Start Data segment

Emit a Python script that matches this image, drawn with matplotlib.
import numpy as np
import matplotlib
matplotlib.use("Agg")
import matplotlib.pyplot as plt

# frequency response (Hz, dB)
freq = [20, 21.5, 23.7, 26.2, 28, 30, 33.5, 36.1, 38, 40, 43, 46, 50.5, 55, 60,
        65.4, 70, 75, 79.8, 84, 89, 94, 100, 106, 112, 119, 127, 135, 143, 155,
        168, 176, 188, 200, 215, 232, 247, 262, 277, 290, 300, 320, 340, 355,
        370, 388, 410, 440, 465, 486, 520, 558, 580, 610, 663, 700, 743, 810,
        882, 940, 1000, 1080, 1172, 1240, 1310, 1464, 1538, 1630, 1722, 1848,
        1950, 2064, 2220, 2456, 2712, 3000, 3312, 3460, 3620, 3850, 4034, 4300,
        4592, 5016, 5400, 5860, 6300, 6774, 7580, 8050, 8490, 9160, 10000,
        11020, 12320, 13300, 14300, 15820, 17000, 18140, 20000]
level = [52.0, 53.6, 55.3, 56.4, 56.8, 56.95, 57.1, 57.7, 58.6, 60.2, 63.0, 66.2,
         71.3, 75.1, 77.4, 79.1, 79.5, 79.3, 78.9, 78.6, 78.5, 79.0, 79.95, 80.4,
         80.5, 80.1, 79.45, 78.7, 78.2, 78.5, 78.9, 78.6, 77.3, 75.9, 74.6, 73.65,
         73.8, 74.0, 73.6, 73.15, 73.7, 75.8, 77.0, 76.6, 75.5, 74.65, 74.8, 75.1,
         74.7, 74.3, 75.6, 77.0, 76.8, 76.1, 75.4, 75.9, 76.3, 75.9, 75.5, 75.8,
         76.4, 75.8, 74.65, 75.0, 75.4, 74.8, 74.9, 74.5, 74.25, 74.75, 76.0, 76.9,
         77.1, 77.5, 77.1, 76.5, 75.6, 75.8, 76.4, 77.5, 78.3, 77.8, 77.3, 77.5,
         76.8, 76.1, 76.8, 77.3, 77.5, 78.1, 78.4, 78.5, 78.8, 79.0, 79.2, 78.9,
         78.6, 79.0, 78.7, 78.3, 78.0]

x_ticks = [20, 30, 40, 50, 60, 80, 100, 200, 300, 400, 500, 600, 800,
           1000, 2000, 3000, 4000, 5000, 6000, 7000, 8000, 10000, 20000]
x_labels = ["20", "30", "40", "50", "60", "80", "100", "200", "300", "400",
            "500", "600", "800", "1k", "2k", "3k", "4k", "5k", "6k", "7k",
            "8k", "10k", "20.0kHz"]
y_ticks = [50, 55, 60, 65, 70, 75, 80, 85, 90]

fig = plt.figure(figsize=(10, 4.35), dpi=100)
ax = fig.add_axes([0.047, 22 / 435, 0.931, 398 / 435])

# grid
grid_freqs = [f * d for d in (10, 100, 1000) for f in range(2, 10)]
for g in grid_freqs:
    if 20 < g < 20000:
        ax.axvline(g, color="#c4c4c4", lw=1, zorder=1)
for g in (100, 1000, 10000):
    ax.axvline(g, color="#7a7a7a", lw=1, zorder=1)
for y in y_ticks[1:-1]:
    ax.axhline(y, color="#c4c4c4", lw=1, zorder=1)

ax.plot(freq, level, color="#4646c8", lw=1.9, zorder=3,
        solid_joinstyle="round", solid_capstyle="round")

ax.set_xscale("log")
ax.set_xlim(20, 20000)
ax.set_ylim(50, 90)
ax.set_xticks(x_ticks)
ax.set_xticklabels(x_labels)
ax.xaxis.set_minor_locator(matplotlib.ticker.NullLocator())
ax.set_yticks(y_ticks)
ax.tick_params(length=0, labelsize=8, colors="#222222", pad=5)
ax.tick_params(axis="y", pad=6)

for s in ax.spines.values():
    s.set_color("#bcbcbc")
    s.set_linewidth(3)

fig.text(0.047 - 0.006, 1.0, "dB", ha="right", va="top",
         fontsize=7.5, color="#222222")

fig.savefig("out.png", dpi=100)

End Data segment

* **Given task**
Write out, unaltered, the lines from the opening of the listing through the line that includes "import matplotlib.pyplot as plt".

* **Expected answer**
Emit a Python script that matches this image, drawn with matplotlib.
import numpy as np
import matplotlib
matplotlib.use("Agg")
import matplotlib.pyplot as plt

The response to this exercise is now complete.